In today's data-driven world, statistics is more than just numbers—it's the art of uncovering stories hidden within data. This guide breaks down fundamental concepts of data and statistics in an easy-to-understand way, drawing from Week 1 of the Statistics-1 course offered in IIT Madras' BS in Data Science and Applications program.
What is Statistics?
At its core, statistics is the art of learning from data. It involves:
- Collecting data: Gathering facts and figures.
- Describing data: Summarizing and organizing data to reveal patterns.
- Analyzing data: Drawing conclusions based on the observed patterns.
Statistics is generally divided into two main branches:
-
Descriptive Statistics:
Focuses on summarizing and describing the features of a dataset.
Examples: Mean, median, mode, and standard deviation. -
Inferential Statistics:
Involves making predictions or inferences about a larger population based on a sample of data.
Examples: Hypothesis testing and regression analysis.
Note that this branch often involves the possibility of chance affecting conclusions.
Why Do We Need Data?
Data helps us answer critical questions about the world around us. We collect data to understand the characteristics of various groups—whether people, places, things, or events. In essence, data consists of facts and figures used for analysis, presentation, and interpretation.

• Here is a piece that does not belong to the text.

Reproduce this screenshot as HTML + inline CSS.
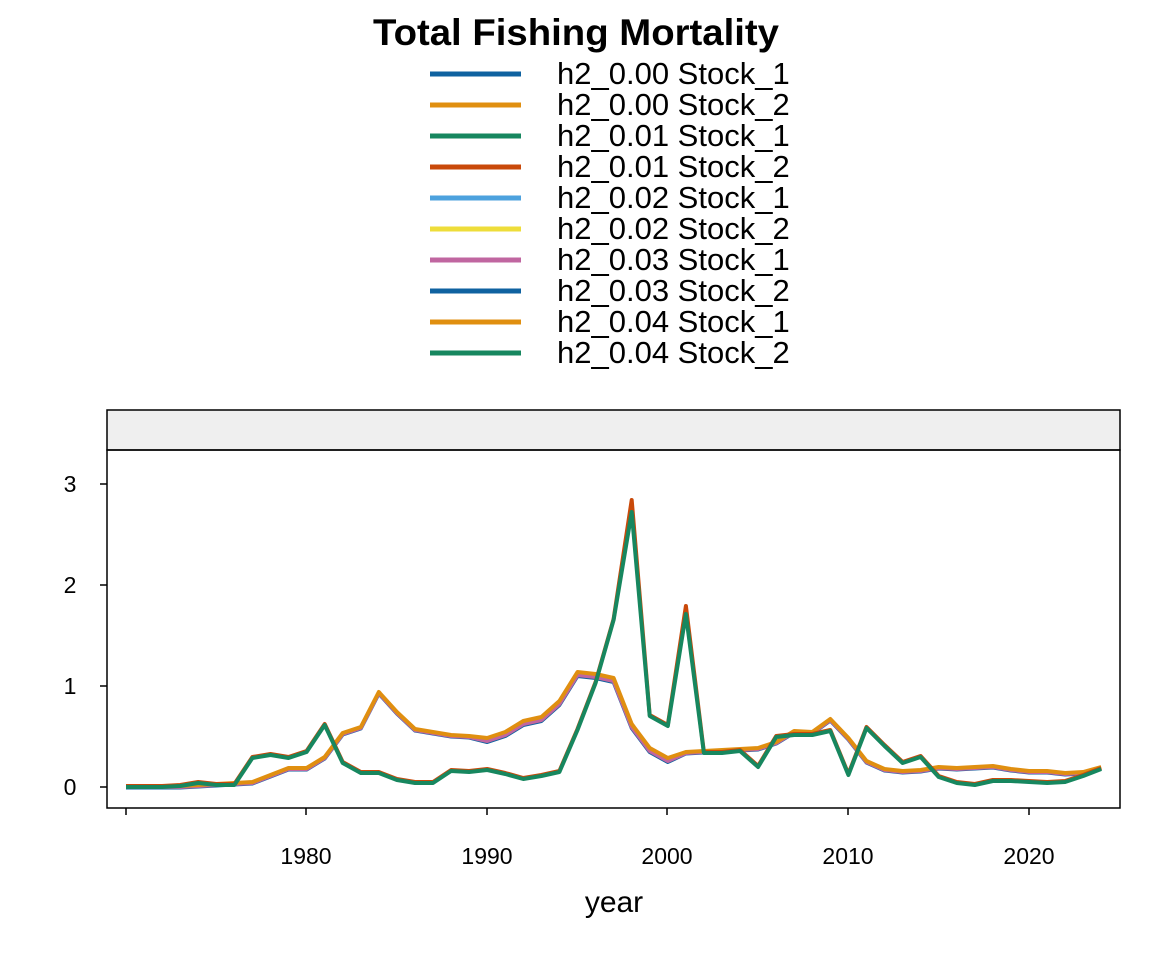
<!DOCTYPE html>
<html><head><style>body{margin:0;background:#fff}</style></head><body>
<svg width="1152" height="960" xmlns="http://www.w3.org/2000/svg" font-family="Liberation Sans, Arial, sans-serif">
<rect width="1152" height="960" fill="#fff"/>
<text x="576" y="45" text-anchor="middle" font-size="37" font-weight="bold" textLength="406" lengthAdjust="spacingAndGlyphs">Total Fishing Mortality</text>
<g stroke-width="5" fill="none">
<line x1="430" y1="74" x2="521" y2="74" stroke="#0F62A0"/>
<line x1="430" y1="105" x2="521" y2="105" stroke="#E08F10"/>
<line x1="430" y1="136" x2="521" y2="136" stroke="#17875F"/>
<line x1="430" y1="167" x2="521" y2="167" stroke="#C9490A"/>
<line x1="430" y1="198" x2="521" y2="198" stroke="#4DA2DE"/>
<line x1="430" y1="229" x2="521" y2="229" stroke="#EEDD3A"/>
<line x1="430" y1="260" x2="521" y2="260" stroke="#C066A0"/>
<line x1="430" y1="291" x2="521" y2="291" stroke="#0F62A0"/>
<line x1="430" y1="322" x2="521" y2="322" stroke="#E08F10"/>
<line x1="430" y1="353" x2="521" y2="353" stroke="#17875F"/>
</g>
<g font-size="31" fill="#000">
<text x="557" y="84">h2_0.00 Stock_1</text>
<text x="557" y="115">h2_0.00 Stock_2</text>
<text x="557" y="146">h2_0.01 Stock_1</text>
<text x="557" y="177">h2_0.01 Stock_2</text>
<text x="557" y="208">h2_0.02 Stock_1</text>
<text x="557" y="239">h2_0.02 Stock_2</text>
<text x="557" y="270">h2_0.03 Stock_1</text>
<text x="557" y="301">h2_0.03 Stock_2</text>
<text x="557" y="332">h2_0.04 Stock_1</text>
<text x="557" y="363">h2_0.04 Stock_2</text>
</g>
<rect x="107" y="410" width="1013" height="40" fill="#efefef" stroke="#000" stroke-width="1.5"/>
<rect x="107" y="450" width="1013" height="358" fill="none" stroke="#000" stroke-width="1.5"/>
<g stroke="#000" stroke-width="1.5">
<line x1="100" y1="484" x2="107" y2="484"/><line x1="100" y1="585" x2="107" y2="585"/>
<line x1="100" y1="686" x2="107" y2="686"/><line x1="100" y1="787" x2="107" y2="787"/>
<line x1="126" y1="808" x2="126" y2="815"/><line x1="306" y1="808" x2="306" y2="815"/>
<line x1="487" y1="808" x2="487" y2="815"/><line x1="667" y1="808" x2="667" y2="815"/>
<line x1="848" y1="808" x2="848" y2="815"/><line x1="1029" y1="808" x2="1029" y2="815"/>
</g>
<g font-size="23" text-anchor="middle">
<text x="70" y="492">3</text><text x="70" y="593">2</text><text x="70" y="694">1</text><text x="70" y="795">0</text>
<text x="306" y="864">1980</text><text x="487" y="864">1990</text><text x="667" y="864">2000</text><text x="848" y="864">2010</text><text x="1029" y="864">2020</text>
</g>
<text x="614" y="912" text-anchor="middle" font-size="30">year</text>
<g id="plot" fill="none" stroke-width="4" stroke-linejoin="round"></g>
<script>
var A=[786,786,786,786,785,784,783,782,775,768,768,757,733,727,692,712,729,732,735,736,738,732,721,717,701,672,674,678,724,748,758,752,751,750,749,748,742,731,732,719,738,761,769,771,770,767,768,767,766,769,771,771,773,772,767];
var B=[787,787,787,786,783,785,785,758,755,758,752,725,763,773,773,780,783,783,771,772,770,774,779,776,772,730,683,620,512,716,726,614,753,753,751,767,737,735,735,731,775,728,746,763,757,777,783,785,781,781,782,783,782,776,769];
function pts(a,f){return a.map(function(v,i){return (126+i*18.06).toFixed(1)+","+f(v,i)}).join(" ")}
var g=document.getElementById("plot"),ns="http://www.w3.org/2000/svg";
function add(p,c){var e=document.createElementNS(ns,"polyline");e.setAttribute("points",p);e.setAttribute("stroke",c);g.appendChild(e)}
add(pts(A,function(v,i){return v+(i>=20&&i<=30?4:1.5)}),"#0F62A0");
add(pts(A,function(v,i){return v+(i>=20&&i<=30?3:1)}),"#C066A0");
add(pts(A,function(v){return v}),"#E08F10");
add(pts(B,function(v,i){return i==28?500:(i==31?606:v-1)}),"#C9490A");
add(pts(B,function(v){return v}),"#17875F");
</script>
</svg>
</body></html>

For instance, consider these questions that data can help answer:
- Who has played the highest number of matches?
- Who has the highest batting average?
- Who has taken the highest number of wickets?
Data gives us the power to analyze performance, trends, and outcomes across various fields.
How is Data Collected and Organized?
Data can be sourced in multiple ways:
-
Primary Data Collection:
You collect the data yourself through surveys, experiments, or observations. -
Secondary Data Collection:
You use already published data. A great resource for this is the Open Government Data Platform in India, which offers datasets on health, the economy, transport, education, and more.
Once collected, data must be organized to be useful. This typically involves structuring data into a table:
-
Columns represent variables:
Characteristics or attributes (e.g., name, gender, marks obtained). -
Rows represent cases or observations:
Each individual entry or record.
This structure allows for efficient data analysis and clear insights.
Types of Data
Data is generally categorized into two main types:
-
Categorical Data (Qualitative):
Identifies group membership through labels or names.
Examples: Gender, board, and blood group. -
Numerical Data (Quantitative):
Deals with numbers and allows exploration of numerical properties.
Examples: Marks, height, weight, batting averages.
Numerical data can be further subdivided into:
-
Discrete Data:
Consists of whole numbers only. -
Continuous Data:
Can take any value, including fractions.
Additionally, data can be classified based on the time aspect:
-
Time Series Data:
Tracks a particular variable over a period. -
Cross-Sectional Data:
Observes data at a single point in time.
Scales of Measurement
The scale of measurement determines what kind of statistical summaries and analyses are appropriate for each variable. There are four primary scales:
-
Nominal Scale:
Data are labels or names without any inherent order.
Examples: Names, gender, board. -
Ordinal Scale:
Similar to nominal data but with a meaningful order or rank.
Example: Customer service ratings like excellent, good, or poor. -
Interval Scale:
The difference between values is meaningful, but the zero point is arbitrary, so ratios are not meaningful.
Example: Temperature in Celsius or Fahrenheit. -
Ratio Scale:
Contains all properties of the interval scale, and ratios are meaningful because the zero point is absolute.
Examples: Height, weight, and marks.
With ratio data, all arithmetic operations can be performed.
Understanding these scales is crucial because it guides which statistical methods and summaries are appropriate. For instance, calculating the average of a nominal variable like blood group would not make sense.
Conclusion
Grasping the basic concepts of data and statistics empowers you to interpret and analyze the world around you effectively. Whether you're exploring sports statistics, health trends, or economic data, these foundational ideas will help you extract meaningful insights and make informed decisions.